> **Stated task**
Omit all images. Transcribe the rest of the material below exactly.
-- BEGIN --
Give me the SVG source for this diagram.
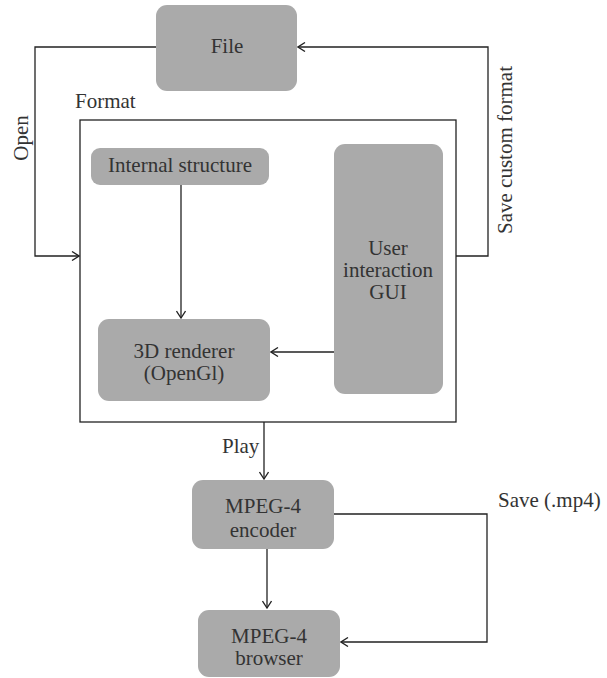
<svg xmlns="http://www.w3.org/2000/svg" width="607" height="678" viewBox="0 0 607 678">
<style>
.box{fill:#aaaaaa;stroke:none}
.t{font-family:"Liberation Serif",serif;font-size:21px;fill:#333333;text-anchor:middle}
.l{font-family:"Liberation Serif",serif;font-size:21px;fill:#333333}
.c{fill:none;stroke:#222222;stroke-width:1.3}
</style>
<defs>
<marker id="a" markerWidth="10" markerHeight="10" refX="9" refY="5" orient="auto" markerUnits="userSpaceOnUse">
<path d="M2,0.5 L9,5 L2,9.5" fill="none" stroke="#222222" stroke-width="1.3"/>
</marker>
</defs>
<rect width="607" height="678" fill="#ffffff"/>
<g id="format">
<rect x="80" y="120" width="376" height="302" fill="none" stroke="#222222" stroke-width="1.3"/>
<text class="l" x="75" y="108">Format</text>
</g>
<g id="file">
<rect class="box" x="156" y="5" width="141" height="86" rx="11"/>
<text class="t" x="227" y="53">File</text>
</g>
<g id="internal">
<rect class="box" x="91" y="148" width="178" height="37" rx="9"/>
<text class="t" x="180" y="172">Internal structure</text>
</g>
<g id="renderer">
<rect class="box" x="98" y="319" width="172" height="82" rx="11"/>
<text class="t" x="184" y="358">3D renderer</text>
<text class="t" x="184" y="380">(OpenGl)</text>
</g>
<g id="gui">
<rect class="box" x="334" y="144" width="109" height="250" rx="11"/>
<text class="t" x="388" y="255">User</text>
<text class="t" x="388" y="277">interaction</text>
<text class="t" x="388" y="299">GUI</text>
</g>
<g id="encoder">
<rect class="box" x="192" y="480" width="142" height="69" rx="11"/>
<text class="t" x="263" y="513">MPEG-4</text>
<text class="t" x="263" y="537">encoder</text>
</g>
<g id="browser">
<rect class="box" x="198" y="610" width="142" height="67" rx="11"/>
<text class="t" x="269" y="643">MPEG-4</text>
<text class="t" x="269" y="665">browser</text>
</g>
<g id="connectors">
<polyline class="c" points="156,47 35,47 35,256 79,256" marker-end="url(#a)"/>
<polyline class="c" points="456,256 488,256 488,47 298,47" marker-end="url(#a)"/>
<line class="c" x1="181" y1="185" x2="181" y2="318" marker-end="url(#a)"/>
<line class="c" x1="334" y1="352" x2="271" y2="352" marker-end="url(#a)"/>
<line class="c" x1="264" y1="422" x2="264" y2="479" marker-end="url(#a)"/>
<line class="c" x1="267" y1="549" x2="267" y2="608" marker-end="url(#a)"/>
<polyline class="c" points="334,514 487,514 487,642 341,642" marker-end="url(#a)"/>
<text class="l" x="0" y="0" text-anchor="middle" transform="translate(28,138) rotate(-90)">Open</text>
<text class="l" x="0" y="0" text-anchor="middle" transform="translate(512,150) rotate(-90)">Save custom format</text>
<text class="l" x="222" y="453">Play</text>
<text class="l" x="498" y="507">Save (.mp4)</text>
</g>
</svg>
-- END --
> **Answer for this exercise**
Give me the SVG source for this diagram.
<svg xmlns="http://www.w3.org/2000/svg" width="607" height="678" viewBox="0 0 607 678">
<style>
.box{fill:#aaaaaa;stroke:none}
.t{font-family:"Liberation Serif",serif;font-size:21px;fill:#333333;text-anchor:middle}
.l{font-family:"Liberation Serif",serif;font-size:21px;fill:#333333}
.c{fill:none;stroke:#222222;stroke-width:1.3}
</style>
<defs>
<marker id="a" markerWidth="10" markerHeight="10" refX="9" refY="5" orient="auto" markerUnits="userSpaceOnUse">
<path d="M2,0.5 L9,5 L2,9.5" fill="none" stroke="#222222" stroke-width="1.3"/>
</marker>
</defs>
<rect width="607" height="678" fill="#ffffff"/>
<g id="format">
<rect x="80" y="120" width="376" height="302" fill="none" stroke="#222222" stroke-width="1.3"/>
<text class="l" x="75" y="108">Format</text>
</g>
<g id="file">
<rect class="box" x="156" y="5" width="141" height="86" rx="11"/>
<text class="t" x="227" y="53">File</text>
</g>
<g id="internal">
<rect class="box" x="91" y="148" width="178" height="37" rx="9"/>
<text class="t" x="180" y="172">Internal structure</text>
</g>
<g id="renderer">
<rect class="box" x="98" y="319" width="172" height="82" rx="11"/>
<text class="t" x="184" y="358">3D renderer</text>
<text class="t" x="184" y="380">(OpenGl)</text>
</g>
<g id="gui">
<rect class="box" x="334" y="144" width="109" height="250" rx="11"/>
<text class="t" x="388" y="255">User</text>
<text class="t" x="388" y="277">interaction</text>
<text class="t" x="388" y="299">GUI</text>
</g>
<g id="encoder">
<rect class="box" x="192" y="480" width="142" height="69" rx="11"/>
<text class="t" x="263" y="513">MPEG-4</text>
<text class="t" x="263" y="537">encoder</text>
</g>
<g id="browser">
<rect class="box" x="198" y="610" width="142" height="67" rx="11"/>
<text class="t" x="269" y="643">MPEG-4</text>
<text class="t" x="269" y="665">browser</text>
</g>
<g id="connectors">
<polyline class="c" points="156,47 35,47 35,256 79,256" marker-end="url(#a)"/>
<polyline class="c" points="456,256 488,256 488,47 298,47" marker-end="url(#a)"/>
<line class="c" x1="181" y1="185" x2="181" y2="318" marker-end="url(#a)"/>
<line class="c" x1="334" y1="352" x2="271" y2="352" marker-end="url(#a)"/>
<line class="c" x1="264" y1="422" x2="264" y2="479" marker-end="url(#a)"/>
<line class="c" x1="267" y1="549" x2="267" y2="608" marker-end="url(#a)"/>
<polyline class="c" points="334,514 487,514 487,642 341,642" marker-end="url(#a)"/>
<text class="l" x="0" y="0" text-anchor="middle" transform="translate(28,138) rotate(-90)">Open</text>
<text class="l" x="0" y="0" text-anchor="middle" transform="translate(512,150) rotate(-90)">Save custom format</text>
<text class="l" x="222" y="453">Play</text>
<text class="l" x="498" y="507">Save (.mp4)</text>
</g>
</svg>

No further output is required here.